Our winery for this week’s wine is Hugel. Yep, a German name. The Hugel family can trace its history in Alsace back to the 15th century. In the 17th century, Hans Ulrich Hugel settled in Riwuewihr and, in 1639, he was made a freeman of the city. Hans took charge of the Corporation of Winegrowers, a very powerful organization. In 1672, his son built a fine house with the family crest over the doorway. That crest is still their winery’s logo. During the 18th and 19th centuries, the Hugel reputation for wine-growing skills and meticulous vineyard cultivation was established. In 1902, Frédéric Emile Hugel built new premises for the family business, in the center of Riquewihr, where they are still located. Through the generations, over 370 years and 12 generations, the Hugels maintained their reputation and leadership in Alsace’s wine industry and the production of their quality wines.

And, an interesting tidbit?  The Hugel company was the instigator of a “Grand Cru” rating system in Alsace. This is a vineyard rating where the best land grows the best grapes. Over half of the land Hugel owns is rated Grand Cru. But?  Today, Hugel prefers not to use the Grand Cru classification on any of their wines. Why?  Because recent expansions of some of the boundaries of some Grand Cru vineyards and the addition of some not-quite-as-good vineyards makes it mean less. So, they let their wines speak for themselves. Nice!

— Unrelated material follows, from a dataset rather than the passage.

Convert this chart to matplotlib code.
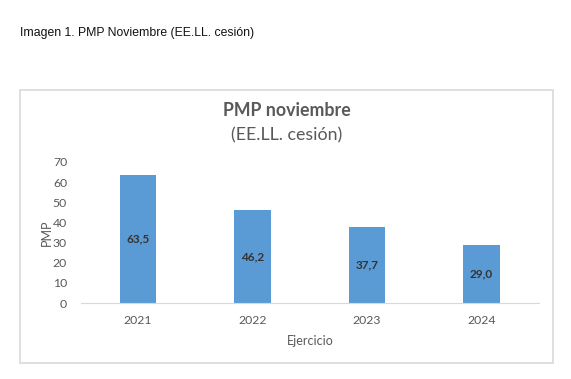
import matplotlib.pyplot as plt
import matplotlib.patches as patches
import numpy as np

years  = ['2021', '2022', '2023', '2024']
pmp    = [63.5, 46.2, 37.7, 29.0]
labels = ['63,5', '46,2', '37,7', '29,0']
yticks = [0, 10, 20, 30, 40, 50, 60, 70]

W, H = 571, 379
grey = '#595959'
plt.rcParams['font.family'] = ['Lato', 'DejaVu Sans']

fig = plt.figure(figsize=(W / 100, H / 100), dpi=100)
fig.patch.set_facecolor('white')

# caption above the chart box
fig.text(20 / W, 1 - 33 / H, 'Imagen 1. PMP Noviembre (EE.LL. cesión)',
         family='Liberation Sans', fontsize=8.8, color='#111111', va='center')

# chart frame
fig.add_artist(patches.Rectangle((20 / W, 1 - 363 / H), 533 / W, 273 / H,
                                 transform=fig.transFigure, fill=False,
                                 edgecolor='#D9D9D9', lw=1.2))

fig.text(286.5 / W, 1 - 111 / H, 'PMP noviembre', ha='center', va='center',
         fontsize=12.8, fontweight='bold', color=grey)
fig.text(286.5 / W, 1 - 135 / H, '(EE.LL. cesión)', ha='center', va='center',
         fontsize=12.8, color=grey)

ax = fig.add_axes([81 / W, 1 - 303 / H, 457.5 / W, 141 / H])
x = np.arange(len(years))
bars = ax.bar(x, pmp, width=0.32, color='#5B9BD5')
for xi, v, lab in zip(x, pmp, labels):
    ax.text(xi, v / 2, lab, ha='center', va='center', fontsize=8.5,
            fontweight='bold', color='#333333')

ax.set_xlim(-0.5, 3.5)
ax.set_ylim(0, 70)
ax.set_yticks(yticks)
ax.set_xticks(x)
ax.set_xticklabels(years)
ax.tick_params(axis='both', length=0, labelsize=8.8, colors=grey)
ax.tick_params(axis='y', pad=10)
ax.tick_params(axis='x', pad=9)
for s in ['top', 'right', 'left']:
    ax.spines[s].set_visible(False)
ax.spines['bottom'].set_color('#D9D9D9')
ax.set_ylabel('PMP', fontsize=9, color=grey, labelpad=0)
ax.set_xlabel('Ejercicio', fontsize=9, color=grey, labelpad=6)

fig.savefig('out.png', dpi=100)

Our wine is the Hugel Gentil. The grapes for this “edelswicker” come from both Hugel owned vineyards and growers with whom they have long-term contracts, all located around the village of Riquewihr.

After fermentation, the wines are allowed to settle, a natural clarification process, over the winter, and, then, they are fined and gently filtered before bottling. The exact blend of Hugel Gentil varies a bit from year to year. The advantage being it tastes close to the same every time, every bottle.

Beginning with the 2009 vintage, all Hugel bottles have the DIAM closure — no way you can get a bad cork that way. (Just so you know, these are made from real cork, but more processed, including cleaning.)

These wines show fresh aromas of fruit and flowers. They are dry, refreshing and very pleasant. Delicious on their own, their pair superbly with Asian flavors such as soy sauce, ginger, lemongrass, curry and Chinese Five Spice. And they go well with a lot of food especially shellfish, white fish, poultry and salads.

Most of us drink way more red blends than white blends. Now, we have a white blend that is unique and delicious and only $12.99. Nice!  Enjoy.